When protesters are only disrupting their own lives, the state can allow them to protest until they find themselves in need of money and are forced to go back to work. When protesters disrupt wider society, the state can be very seriously threatened. States will go to immense amounts of trouble to prevent protesters from disrupting wider society. During the Arab Spring revolutions, peaceful protesters frequently attempted to disrupt wider society by blocking major highways:

The Arab states went to a great deal of trouble to disperse protesters who acted in this way. They employed tear gas and rubber bullets. They arrested people. Occasionally, the even fired upon protesters. These showdowns resulted in two different kinds of outcomes:

  1. The military and police would refuse to carry out orders (or the regime feared that they would refuse to do so), resulting in the regime either acceding to some of the demands of the protesters (e.g. Morocco, Jordan, Oman) or dissolving itself (e.g. Yemen, Egypt, Tunisia).
  2. The military and police would remain loyal to the regime, violently suppressing dissent until the peaceful protesters took up arms, resulting in civil war (e.g. Syria, Libya).

If in any of these cases the protesters had abided by US protest laws, they would have been entirely unsuccessful in generating political change. The disruption they would have caused would not have been sufficient to pose an existential threat to the regime, and the regime would have been able to wait them out. This is what generally happens in the United States when people protest. Several million peopled throughout the western world turned out to protest the Iraq War in February 2003, but they had no discernible effect on US government policy. No matter how many people show up for the protests, the government can dismiss them as a loud minority. As pro-war Australian Prime Minister John Howard said at the time:

I don’t know that you can measure public opinion just by the number of people that turn up at demonstrations.

The point of protests is not to demonstrate the sheer number of people who favor or oppose any given policy or government. As a percentage of the total, even several million people is not going to be substantive in large modern democracies, and it’s very hard to assemble more than that number legally in any given place. So long as the government is not made to feel the pain itself through disruptions, it will dismiss the protesters as part of some radical fringe. And if the protesters make any attempt to inflict pain on the state, the state will accuse them of inconveniencing the general public and arrest them on those grounds.
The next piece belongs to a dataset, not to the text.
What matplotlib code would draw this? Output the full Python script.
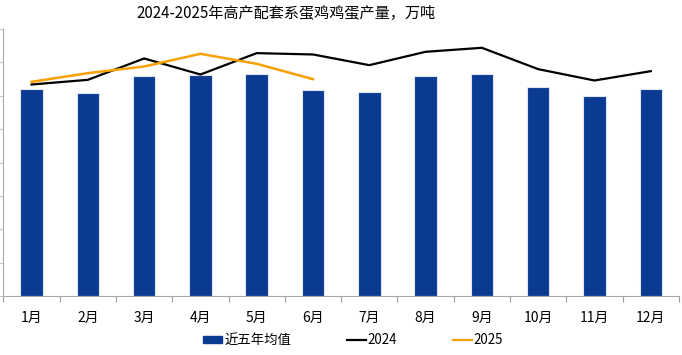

For this reason, effective peaceful protest necessitates that the protesters are ready and willing to suffer for their cause. They must obstruct highways and railroads and do whatever is necessary to peacefully impede non-protesters from going about their daily business. They must do this knowing that the state will retaliate–they must be prepared to be attacked with tear gas and rubber bullets, to be arrested, to be hosed down, and even to be shot and killed. All successful protests from Gandhi to Martin Luther King to Mandela to the Arab Spring have required that protesters break the law and pay the price. A lawful protest is no protest at all. It poses no threat to the system and the system can and will dismiss it. Successful protest and civil disobedience go hand in hand.